-- START OF Supplied data --

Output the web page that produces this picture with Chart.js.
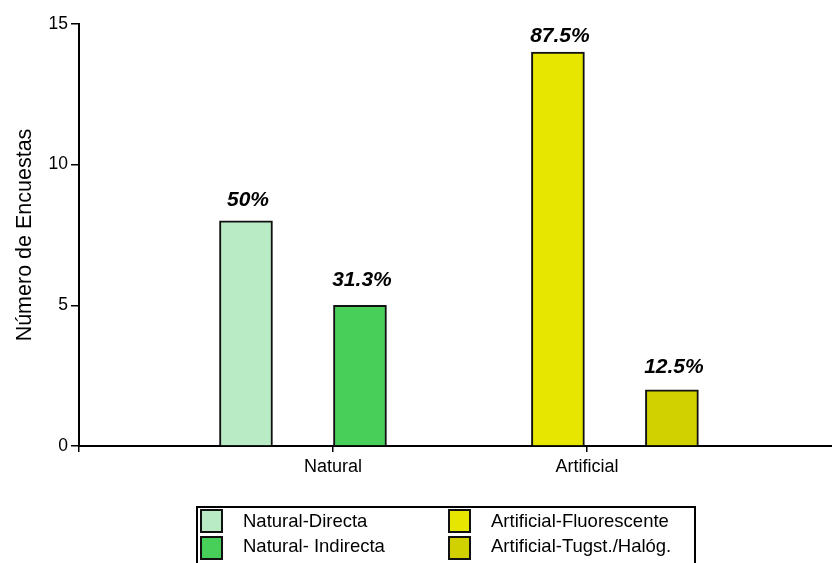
<!DOCTYPE html>
<html><head><meta charset="utf-8">
<script src="https://cdn.jsdelivr.net/npm/chart.js@4"></script>
<style>
html,body{margin:0;padding:0;background:#fff;overflow:hidden}
#wrap{position:relative;width:832px;height:563px;overflow:hidden}
canvas{position:absolute;left:0;top:0}
#legend{position:absolute;left:196px;top:506px;width:496px;height:80px;border:2px solid #000;font-family:"Liberation Sans",Arial,sans-serif;font-size:18.5px;line-height:23px;color:#000}
.sw{position:absolute;width:19px;height:20px;border:2px solid #111}
.tx{position:absolute;white-space:nowrap}
</style></head>
<body>
<div id="wrap">
<canvas id="c" width="832" height="563"></canvas>
<div id="legend"></div>
</div>
<script>
// ---- data ----
const categories = ['Natural', 'Artificial'];
const seriesNames = ['Natural-Directa', 'Natural- Indirecta', 'Artificial-Fluorescente', 'Artificial-Tugst./Halóg.'];
const seriesValues = [8, 5, 14, 2];
const seriesCategory = [0, 0, 1, 1];
const percentLabels = ['50%', '31.3%', '87.5%', '12.5%'];
const yTicks = [0, 5, 10, 15];
const yTitle = 'Número de Encuestas';

// ---- layout / style ----
const FONT = '"Liberation Sans", Arial, sans-serif';
const catPos = [1, 2];                               // axis units of category ticks
const barSlot = [-0.3425, 0.1063, -0.1142, 0.3346];  // bar offset from its category tick
const xMax = 2.965;
const colors = ['#b9ecc5', '#47cf5a', '#e6e600', '#d1d100'];
const labelGap = [15, 19, 10, 17];
const legendSlots = [
  {sx: 2, sy: 1, tx: 45, ty: 1},
  {sx: 2, sy: 28, tx: 45, ty: 26},
  {sx: 250, sy: 1, tx: 293, ty: 1},
  {sx: 250, sy: 28, tx: 293, ty: 26}
];

const datasets = seriesValues.map((v, i) => ({
  label: seriesNames[i],
  data: [{x: catPos[seriesCategory[i]] + barSlot[i], y: v}],
  backgroundColor: colors[i],
  borderColor: '#111',
  borderWidth: 2,
  barThickness: 53,
  grouped: false
}));

const pctPlugin = {
  id: 'pct',
  afterDatasetsDraw(chart) {
    const ctx = chart.ctx;
    ctx.save();
    ctx.font = 'italic bold 21px ' + FONT;
    ctx.fillStyle = '#000';
    ctx.textAlign = 'center';
    ctx.textBaseline = 'alphabetic';
    chart.data.datasets.forEach((ds, i) => {
      const el = chart.getDatasetMeta(i).data[0];
      ctx.fillText(percentLabels[i], el.x + 2, el.y - labelGap[i]);
    });
    ctx.restore();
  }
};

new Chart(document.getElementById('c'), {
  type: 'bar',
  data: {datasets},
  options: {
    responsive: false,
    animation: false,
    layout: {padding: {top: 24, right: 0, bottom: 0, left: 0}},
    plugins: {legend: {display: false}, tooltip: {enabled: false}},
    scales: {
      x: {
        type: 'linear', min: 0, max: xMax, offset: false,
        afterBuildTicks: s => { s.ticks = [0, ...catPos].map(v => ({value: v})); },
        afterFit: s => { s.height = 117; },
        grid: {offset: false, drawOnChartArea: false, drawTicks: true, tickLength: 6, color: '#000', lineWidth: 1.5},
        border: {display: true, color: '#000', width: 2},
        ticks: {
          color: '#000', font: {family: FONT, size: 18}, padding: 4,
          maxRotation: 0, autoSkip: false,
          callback: (v, i) => i === 0 ? '' : categories[i - 1]
        }
      },
      y: {
        min: 0, max: 15,
        afterBuildTicks: s => { s.ticks = yTicks.map(v => ({value: v})); },
        afterFit: s => { s.width = 79; },
        grid: {drawOnChartArea: false, drawTicks: true, tickLength: 8, color: '#000', lineWidth: 1.5},
        border: {display: true, color: '#000', width: 2},
        ticks: {color: '#000', font: {family: FONT, size: 17.5}, padding: 3},
        title: {display: true, text: yTitle, color: '#000', font: {family: FONT, size: 21.5}, padding: {top: 12, bottom: 0}}
      }
    }
  },
  plugins: [pctPlugin]
});

// HTML legend
const lg = document.getElementById('legend');
seriesNames.forEach((n, i) => {
  const s = legendSlots[i];
  const sw = document.createElement('div');
  sw.className = 'sw';
  sw.style.left = s.sx + 'px'; sw.style.top = s.sy + 'px';
  sw.style.background = colors[i];
  lg.appendChild(sw);
  const t = document.createElement('div');
  t.className = 'tx';
  t.style.left = s.tx + 'px'; t.style.top = s.ty + 'px';
  t.textContent = n;
  lg.appendChild(t);
});
</script>
</body></html>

-- END OF Supplied data --

* **What is asked**: Keep the pictures out of the copy and return the rest of the data above exactly.

* **Answer in full**:
Output the web page that produces this picture with Chart.js.
<!DOCTYPE html>
<html><head><meta charset="utf-8">
<script src="https://cdn.jsdelivr.net/npm/chart.js@4"></script>
<style>
html,body{margin:0;padding:0;background:#fff;overflow:hidden}
#wrap{position:relative;width:832px;height:563px;overflow:hidden}
canvas{position:absolute;left:0;top:0}
#legend{position:absolute;left:196px;top:506px;width:496px;height:80px;border:2px solid #000;font-family:"Liberation Sans",Arial,sans-serif;font-size:18.5px;line-height:23px;color:#000}
.sw{position:absolute;width:19px;height:20px;border:2px solid #111}
.tx{position:absolute;white-space:nowrap}
</style></head>
<body>
<div id="wrap">
<canvas id="c" width="832" height="563"></canvas>
<div id="legend"></div>
</div>
<script>
// ---- data ----
const categories = ['Natural', 'Artificial'];
const seriesNames = ['Natural-Directa', 'Natural- Indirecta', 'Artificial-Fluorescente', 'Artificial-Tugst./Halóg.'];
const seriesValues = [8, 5, 14, 2];
const seriesCategory = [0, 0, 1, 1];
const percentLabels = ['50%', '31.3%', '87.5%', '12.5%'];
const yTicks = [0, 5, 10, 15];
const yTitle = 'Número de Encuestas';

// ---- layout / style ----
const FONT = '"Liberation Sans", Arial, sans-serif';
const catPos = [1, 2];                               // axis units of category ticks
const barSlot = [-0.3425, 0.1063, -0.1142, 0.3346];  // bar offset from its category tick
const xMax = 2.965;
const colors = ['#b9ecc5', '#47cf5a', '#e6e600', '#d1d100'];
const labelGap = [15, 19, 10, 17];
const legendSlots = [
  {sx: 2, sy: 1, tx: 45, ty: 1},
  {sx: 2, sy: 28, tx: 45, ty: 26},
  {sx: 250, sy: 1, tx: 293, ty: 1},
  {sx: 250, sy: 28, tx: 293, ty: 26}
];

const datasets = seriesValues.map((v, i) => ({
  label: seriesNames[i],
  data: [{x: catPos[seriesCategory[i]] + barSlot[i], y: v}],
  backgroundColor: colors[i],
  borderColor: '#111',
  borderWidth: 2,
  barThickness: 53,
  grouped: false
}));

const pctPlugin = {
  id: 'pct',
  afterDatasetsDraw(chart) {
    const ctx = chart.ctx;
    ctx.save();
    ctx.font = 'italic bold 21px ' + FONT;
    ctx.fillStyle = '#000';
    ctx.textAlign = 'center';
    ctx.textBaseline = 'alphabetic';
    chart.data.datasets.forEach((ds, i) => {
      const el = chart.getDatasetMeta(i).data[0];
      ctx.fillText(percentLabels[i], el.x + 2, el.y - labelGap[i]);
    });
    ctx.restore();
  }
};

new Chart(document.getElementById('c'), {
  type: 'bar',
  data: {datasets},
  options: {
    responsive: false,
    animation: false,
    layout: {padding: {top: 24, right: 0, bottom: 0, left: 0}},
    plugins: {legend: {display: false}, tooltip: {enabled: false}},
    scales: {
      x: {
        type: 'linear', min: 0, max: xMax, offset: false,
        afterBuildTicks: s => { s.ticks = [0, ...catPos].map(v => ({value: v})); },
        afterFit: s => { s.height = 117; },
        grid: {offset: false, drawOnChartArea: false, drawTicks: true, tickLength: 6, color: '#000', lineWidth: 1.5},
        border: {display: true, color: '#000', width: 2},
        ticks: {
          color: '#000', font: {family: FONT, size: 18}, padding: 4,
          maxRotation: 0, autoSkip: false,
          callback: (v, i) => i === 0 ? '' : categories[i - 1]
        }
      },
      y: {
        min: 0, max: 15,
        afterBuildTicks: s => { s.ticks = yTicks.map(v => ({value: v})); },
        afterFit: s => { s.width = 79; },
        grid: {drawOnChartArea: false, drawTicks: true, tickLength: 8, color: '#000', lineWidth: 1.5},
        border: {display: true, color: '#000', width: 2},
        ticks: {color: '#000', font: {family: FONT, size: 17.5}, padding: 3},
        title: {display: true, text: yTitle, color: '#000', font: {family: FONT, size: 21.5}, padding: {top: 12, bottom: 0}}
      }
    }
  },
  plugins: [pctPlugin]
});

// HTML legend
const lg = document.getElementById('legend');
seriesNames.forEach((n, i) => {
  const s = legendSlots[i];
  const sw = document.createElement('div');
  sw.className = 'sw';
  sw.style.left = s.sx + 'px'; sw.style.top = s.sy + 'px';
  sw.style.background = colors[i];
  lg.appendChild(sw);
  const t = document.createElement('div');
  t.className = 'tx';
  t.style.left = s.tx + 'px'; t.style.top = s.ty + 'px';
  t.textContent = n;
  lg.appendChild(t);
});
</script>
</body></html>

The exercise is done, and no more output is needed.